>> start

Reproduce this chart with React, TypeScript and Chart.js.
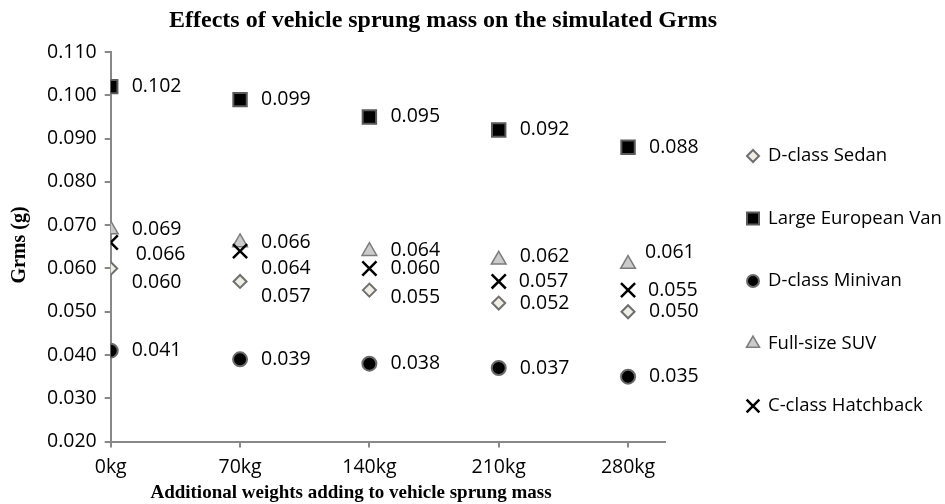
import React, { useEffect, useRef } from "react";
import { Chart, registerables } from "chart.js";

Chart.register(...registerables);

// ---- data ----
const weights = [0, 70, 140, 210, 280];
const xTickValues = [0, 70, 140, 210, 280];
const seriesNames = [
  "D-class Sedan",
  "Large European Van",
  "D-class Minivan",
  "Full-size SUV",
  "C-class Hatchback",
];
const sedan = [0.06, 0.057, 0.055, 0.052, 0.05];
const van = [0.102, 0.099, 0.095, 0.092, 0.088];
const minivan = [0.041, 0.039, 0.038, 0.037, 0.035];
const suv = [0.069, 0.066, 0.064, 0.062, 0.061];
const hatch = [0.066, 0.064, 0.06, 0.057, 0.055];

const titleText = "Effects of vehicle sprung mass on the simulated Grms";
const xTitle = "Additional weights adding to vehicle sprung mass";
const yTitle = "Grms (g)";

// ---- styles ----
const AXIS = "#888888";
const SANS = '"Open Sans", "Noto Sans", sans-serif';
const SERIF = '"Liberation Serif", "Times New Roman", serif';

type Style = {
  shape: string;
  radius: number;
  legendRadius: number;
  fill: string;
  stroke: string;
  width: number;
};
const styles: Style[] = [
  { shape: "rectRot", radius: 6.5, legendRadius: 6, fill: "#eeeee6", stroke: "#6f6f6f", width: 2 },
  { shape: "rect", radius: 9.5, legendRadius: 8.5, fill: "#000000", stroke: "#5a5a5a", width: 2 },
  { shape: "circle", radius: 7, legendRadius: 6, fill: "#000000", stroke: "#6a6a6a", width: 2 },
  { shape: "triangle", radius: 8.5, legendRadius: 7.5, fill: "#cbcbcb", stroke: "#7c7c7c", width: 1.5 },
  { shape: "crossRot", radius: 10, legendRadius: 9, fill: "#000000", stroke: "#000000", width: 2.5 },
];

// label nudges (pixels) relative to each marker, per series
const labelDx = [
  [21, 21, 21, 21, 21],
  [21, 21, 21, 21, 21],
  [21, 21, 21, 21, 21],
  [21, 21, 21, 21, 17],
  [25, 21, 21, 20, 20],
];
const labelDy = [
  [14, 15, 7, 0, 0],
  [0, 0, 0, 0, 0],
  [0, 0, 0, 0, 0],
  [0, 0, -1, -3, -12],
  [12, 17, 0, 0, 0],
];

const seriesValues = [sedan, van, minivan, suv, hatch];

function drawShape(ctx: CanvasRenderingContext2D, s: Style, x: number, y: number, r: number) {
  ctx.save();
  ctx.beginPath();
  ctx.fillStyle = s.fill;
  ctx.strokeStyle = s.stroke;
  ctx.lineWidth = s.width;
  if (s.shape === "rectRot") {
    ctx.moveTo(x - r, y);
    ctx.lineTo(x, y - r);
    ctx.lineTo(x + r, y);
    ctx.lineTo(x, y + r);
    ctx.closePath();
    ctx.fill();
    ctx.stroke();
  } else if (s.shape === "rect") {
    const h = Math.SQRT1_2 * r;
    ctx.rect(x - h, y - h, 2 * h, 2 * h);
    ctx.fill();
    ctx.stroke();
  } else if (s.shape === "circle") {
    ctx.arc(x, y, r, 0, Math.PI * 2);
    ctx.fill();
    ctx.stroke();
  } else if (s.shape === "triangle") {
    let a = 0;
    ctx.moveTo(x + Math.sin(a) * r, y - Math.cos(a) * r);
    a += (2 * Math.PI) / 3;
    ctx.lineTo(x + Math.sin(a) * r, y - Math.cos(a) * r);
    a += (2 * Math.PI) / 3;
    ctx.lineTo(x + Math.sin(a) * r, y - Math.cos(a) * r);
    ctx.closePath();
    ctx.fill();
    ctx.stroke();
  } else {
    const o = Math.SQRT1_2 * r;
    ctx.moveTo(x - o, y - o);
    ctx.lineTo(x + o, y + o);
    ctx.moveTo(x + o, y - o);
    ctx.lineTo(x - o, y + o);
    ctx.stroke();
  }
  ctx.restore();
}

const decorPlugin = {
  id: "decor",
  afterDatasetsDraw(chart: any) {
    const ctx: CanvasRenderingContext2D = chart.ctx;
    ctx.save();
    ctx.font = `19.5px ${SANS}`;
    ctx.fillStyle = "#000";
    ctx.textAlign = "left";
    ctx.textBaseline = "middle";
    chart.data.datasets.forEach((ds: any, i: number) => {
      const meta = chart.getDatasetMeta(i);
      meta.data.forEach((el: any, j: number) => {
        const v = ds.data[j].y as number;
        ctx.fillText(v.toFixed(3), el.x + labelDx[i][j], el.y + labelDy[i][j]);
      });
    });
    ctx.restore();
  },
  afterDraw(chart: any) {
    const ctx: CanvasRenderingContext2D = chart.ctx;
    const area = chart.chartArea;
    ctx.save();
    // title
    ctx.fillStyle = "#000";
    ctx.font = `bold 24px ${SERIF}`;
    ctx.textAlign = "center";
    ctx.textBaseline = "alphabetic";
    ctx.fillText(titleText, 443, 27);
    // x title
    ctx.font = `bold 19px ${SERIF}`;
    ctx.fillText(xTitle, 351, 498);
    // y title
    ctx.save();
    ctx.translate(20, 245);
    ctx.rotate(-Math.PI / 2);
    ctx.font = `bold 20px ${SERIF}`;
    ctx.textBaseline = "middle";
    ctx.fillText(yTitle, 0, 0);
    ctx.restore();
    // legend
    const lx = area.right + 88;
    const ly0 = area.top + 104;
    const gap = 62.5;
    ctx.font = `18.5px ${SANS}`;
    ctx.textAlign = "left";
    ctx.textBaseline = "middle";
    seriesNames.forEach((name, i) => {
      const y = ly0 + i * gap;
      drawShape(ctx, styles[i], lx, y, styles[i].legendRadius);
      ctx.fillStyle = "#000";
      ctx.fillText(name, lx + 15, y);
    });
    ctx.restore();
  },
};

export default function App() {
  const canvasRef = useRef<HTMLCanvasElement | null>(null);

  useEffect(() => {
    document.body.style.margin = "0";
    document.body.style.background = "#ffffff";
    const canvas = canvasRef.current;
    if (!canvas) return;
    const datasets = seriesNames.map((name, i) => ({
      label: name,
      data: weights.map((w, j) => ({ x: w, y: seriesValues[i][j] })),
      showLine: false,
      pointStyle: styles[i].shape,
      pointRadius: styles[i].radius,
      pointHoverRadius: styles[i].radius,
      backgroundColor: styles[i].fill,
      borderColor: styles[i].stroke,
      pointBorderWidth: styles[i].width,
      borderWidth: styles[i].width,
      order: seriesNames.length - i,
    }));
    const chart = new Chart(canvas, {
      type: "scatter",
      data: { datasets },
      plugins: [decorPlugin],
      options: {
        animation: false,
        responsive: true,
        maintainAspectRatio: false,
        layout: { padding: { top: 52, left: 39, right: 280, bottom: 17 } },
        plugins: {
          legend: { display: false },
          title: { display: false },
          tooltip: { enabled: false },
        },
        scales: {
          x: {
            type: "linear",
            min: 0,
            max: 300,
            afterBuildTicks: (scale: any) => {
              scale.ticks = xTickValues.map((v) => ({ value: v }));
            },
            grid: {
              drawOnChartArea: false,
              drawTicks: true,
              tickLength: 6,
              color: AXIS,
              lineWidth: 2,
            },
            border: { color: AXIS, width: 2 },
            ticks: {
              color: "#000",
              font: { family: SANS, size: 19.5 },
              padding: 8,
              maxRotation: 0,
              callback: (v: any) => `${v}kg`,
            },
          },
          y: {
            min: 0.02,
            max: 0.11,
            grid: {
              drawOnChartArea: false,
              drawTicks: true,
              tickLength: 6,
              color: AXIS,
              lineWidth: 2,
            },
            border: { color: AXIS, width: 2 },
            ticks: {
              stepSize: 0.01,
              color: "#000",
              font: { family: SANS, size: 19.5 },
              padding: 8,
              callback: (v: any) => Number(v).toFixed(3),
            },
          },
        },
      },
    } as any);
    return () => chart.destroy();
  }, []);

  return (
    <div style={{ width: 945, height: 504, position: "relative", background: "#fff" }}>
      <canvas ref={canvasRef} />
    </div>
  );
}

>> end

[Description of the task]
Everything from the first line to the line with "Chart.register(...registerables);" must be repeated exactly, and nothing else. Leave the pictures out.

[Correct result]
Reproduce this chart with React, TypeScript and Chart.js.
import React, { useEffect, useRef } from "react";
import { Chart, registerables } from "chart.js";

Chart.register(...registerables);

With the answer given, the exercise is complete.